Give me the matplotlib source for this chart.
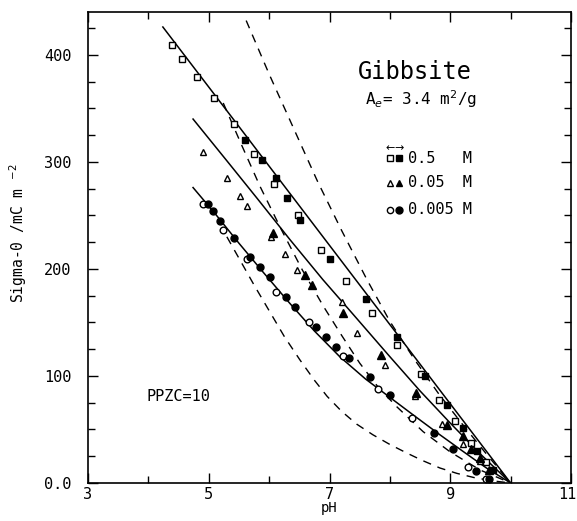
#!/usr/bin/env python

import numpy as np
import matplotlib
matplotlib.use("Agg")
import matplotlib.pyplot as plt
import matplotlib.transforms as mtransforms
from matplotlib.ticker import MultipleLocator, FixedLocator

plt.rcParams['font.family'] = ['DejaVu Sans Mono', 'DejaVu Sans']

# measured points, 0.5 M (open = forward, filled = back titration)
ph_sq_open = [4.39, 4.56, 4.80, 5.09, 5.41, 5.75, 6.08, 6.47, 6.86, 7.27, 7.71, 8.11, 8.51, 8.82, 9.08, 9.35, 9.60]
sig_sq_open = [409, 396, 379, 360, 335, 307, 279, 250, 218, 189, 159, 129, 102, 78, 58, 37, 20]
ph_sq_fill = [5.60, 5.88, 6.11, 6.30, 6.51, 7.00, 7.60, 8.11, 8.58, 8.94, 9.21, 9.45, 9.70]
sig_sq_fill = [320, 302, 285, 266, 246, 209, 172, 136, 100, 73, 51, 30, 12]

# 0.05 M
ph_tri_open = [4.91, 5.31, 5.52, 5.64, 6.03, 6.27, 6.46, 7.20, 7.45, 7.92, 8.41, 8.87, 9.21, 9.49]
sig_tri_open = [309, 285, 268, 259, 230, 214, 199, 169, 140, 110, 81, 55, 36, 21]
ph_tri_fill = [6.06, 6.60, 6.71, 7.22, 7.86, 8.43, 8.94, 9.21, 9.35, 9.49, 9.65]
sig_tri_fill = [234, 194, 185, 159, 120, 84, 54, 44, 32, 23, 12]

# 0.005 M
ph_cir_open = [4.91, 5.23, 5.64, 6.12, 6.66, 7.23, 7.81, 8.36, 9.30, 9.60]
sig_cir_open = [261, 236, 209, 178, 150, 119, 88, 61, 15, 3.5]
ph_cir_fill = [4.99, 5.07, 5.19, 5.42, 5.68, 5.85, 6.01, 6.28, 6.43, 6.77, 6.94, 7.10, 7.32, 7.67, 8.01, 8.73, 9.04, 9.43, 9.65]
sig_cir_fill = [261, 254, 245, 229, 211, 202, 192, 174, 164, 146, 136, 127, 117, 99, 82, 47, 32, 11, 4]

# model curves (solid)
ph_fit_05 = [4.24, 5.5, 7.0, 8.5, 10.0]
sig_fit_05 = [426, 333, 222, 111, 0]
ph_fit_005 = [4.74, 5.3, 5.8, 6.35, 6.89, 7.4, 8.0, 8.5, 9.0, 9.5, 10.0]
sig_fit_005 = [340, 301, 266, 227, 190, 157, 118, 86, 56, 27, 0]
ph_fit_0005 = [4.74, 5.1, 5.5, 5.9, 6.34, 6.75, 7.17, 7.6, 8.0, 8.4, 8.83, 9.2, 9.6, 10.0]
sig_fit_0005 = [276, 252, 224, 197, 168, 142, 118, 97, 80, 63, 45, 30, 14, 0]

# model curves (dashed)
ph_d1 = [5.62, 6.0, 6.4, 6.8, 7.2, 7.62, 8.0, 8.4, 8.8, 9.2, 9.6, 10.0]
sig_d1 = [432, 382, 332, 282, 236, 190, 151, 116, 84, 55, 27, 0]
ph_d2 = [5.24, 5.55, 5.85, 6.2, 6.55, 6.9, 7.2, 7.5, 7.8, 8.1, 8.55, 9.0, 9.5, 10.0]
sig_d2 = [355, 315, 277, 237, 199, 165, 138, 112, 90, 72, 48, 29, 12, 0]
ph_d3 = [5.30, 5.52, 5.75, 6.0, 6.25, 6.51, 6.75, 6.96, 7.2, 7.45, 7.72, 8.0, 8.28, 8.54, 8.83, 9.11, 9.4, 9.7, 10.0]
sig_d3 = [230, 208, 185, 161, 137, 115, 96, 81, 67, 55, 45, 36, 28, 21, 14, 9, 5, 2, 0]

conc_labels = ["0.5   M", "0.05  M", "0.005 M"]

fig = plt.figure(figsize=(5.77, 5.21), dpi=100)
ax = fig.add_axes([88 / 577, 38 / 521, 483 / 577, 471 / 521])

for x, y in [(ph_fit_05, sig_fit_05), (ph_fit_005, sig_fit_005), (ph_fit_0005, sig_fit_0005)]:
    ax.plot(x, y, color="black", lw=1.1)
for x, y in [(ph_d1, sig_d1), (ph_d2, sig_d2), (ph_d3, sig_d3)]:
    ax.plot(x, y, color="black", lw=1.0, linestyle=(0, (6, 5)))

open_kw = dict(linestyle="none", mfc="white", mec="black", mew=1.0)
fill_kw = dict(linestyle="none", mfc="black", mec="black")
ax.plot(ph_sq_open, sig_sq_open, marker="s", ms=3.8, **open_kw)
ax.plot(ph_sq_fill, sig_sq_fill, marker="s", ms=4.2, **fill_kw)
ax.plot(ph_tri_open, sig_tri_open, marker="^", ms=4.8, **open_kw)
ax.plot(ph_tri_fill, sig_tri_fill, marker="^", ms=5.2, **fill_kw)
ax.plot(ph_cir_open, sig_cir_open, marker="o", ms=4.8, **open_kw)
ax.plot(ph_cir_fill, sig_cir_fill, marker="o", ms=5.0, **fill_kw)

ax.set_xlim(3, 11)
ax.set_ylim(0, 440)
ax.xaxis.set_major_locator(FixedLocator([3, 5, 7, 9, 11]))
ax.xaxis.set_minor_locator(MultipleLocator(1))
ax.yaxis.set_major_locator(FixedLocator([0, 100, 200, 300, 400]))
ax.yaxis.set_minor_locator(MultipleLocator(25))
ax.set_yticklabels(["0.0", "100", "200", "300", "400"])
ax.tick_params(which="both", direction="in", top=True, right=True, labelsize=11, width=1)
ax.tick_params(which="major", length=7)
ax.tick_params(axis="y", which="major", pad=12)
ax.tick_params(axis="x", which="major", pad=3)
ax.tick_params(which="minor", length=5)
for s in ax.spines.values():
    s.set_linewidth(1.2)

# keep the "11" inside the canvas
last = ax.get_xticklabels()[-1]
last.set_transform(last.get_transform() + mtransforms.ScaledTranslation(-4 / 100, 0, fig.dpi_scale_trans))

ax.set_xlabel("pH", fontsize=10, labelpad=-1)
ax.set_ylabel("Sigma-0 /mC m $^{-2}$", fontsize=10.5)
ax.yaxis.set_label_coords(-0.122, 0.53)

# annotations
ax.text(0.559, 0.872, "Gibbsite", transform=ax.transAxes, fontsize=17, va="center", ha="left")
ax.text(0.573, 0.815, "A$_e$= 3.4 m$^2$/g", transform=ax.transAxes, fontsize=11.5, va="center", ha="left")
ax.text(0.122, 0.183, "PPZC=10", transform=ax.transAxes, fontsize=11, va="center", ha="left")

# legend drawn by hand
rows_y = [0.690, 0.637, 0.580]
leg_markers = [("s", 3.8, 4.2), ("^", 4.5, 5.0), ("o", 4.5, 5.0)]
for yy, (m, ms_o, ms_f), lab in zip(rows_y, leg_markers, conc_labels):
    ax.plot([0.625], [yy], marker=m, ms=ms_o, transform=ax.transAxes, **open_kw)
    ax.plot([0.643], [yy], marker=m, ms=ms_f, transform=ax.transAxes, **fill_kw)
    ax.text(0.663, yy, lab, transform=ax.transAxes, fontsize=11, va="center", ha="left")
ax.text(0.625, 0.712, "\u2190", transform=ax.transAxes, fontsize=8, va="center", ha="center",
        family="DejaVu Sans")
ax.text(0.643, 0.712, "\u2192", transform=ax.transAxes, fontsize=8, va="center", ha="center",
        family="DejaVu Sans")

fig.savefig("out.png", dpi=100)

• • • • • • •

Aim of the task:
Your task is to restate word for word the lines from the top of the data to the line containing "51, 30, 12]", both ends included, with every picture left out.

Right answer:
Give me the matplotlib source for this chart.
#!/usr/bin/env python

import numpy as np
import matplotlib
matplotlib.use("Agg")
import matplotlib.pyplot as plt
import matplotlib.transforms as mtransforms
from matplotlib.ticker import MultipleLocator, FixedLocator

plt.rcParams['font.family'] = ['DejaVu Sans Mono', 'DejaVu Sans']

# measured points, 0.5 M (open = forward, filled = back titration)
ph_sq_open = [4.39, 4.56, 4.80, 5.09, 5.41, 5.75, 6.08, 6.47, 6.86, 7.27, 7.71, 8.11, 8.51, 8.82, 9.08, 9.35, 9.60]
sig_sq_open = [409, 396, 379, 360, 335, 307, 279, 250, 218, 189, 159, 129, 102, 78, 58, 37, 20]
ph_sq_fill = [5.60, 5.88, 6.11, 6.30, 6.51, 7.00, 7.60, 8.11, 8.58, 8.94, 9.21, 9.45, 9.70]
sig_sq_fill = [320, 302, 285, 266, 246, 209, 172, 136, 100, 73, 51, 30, 12]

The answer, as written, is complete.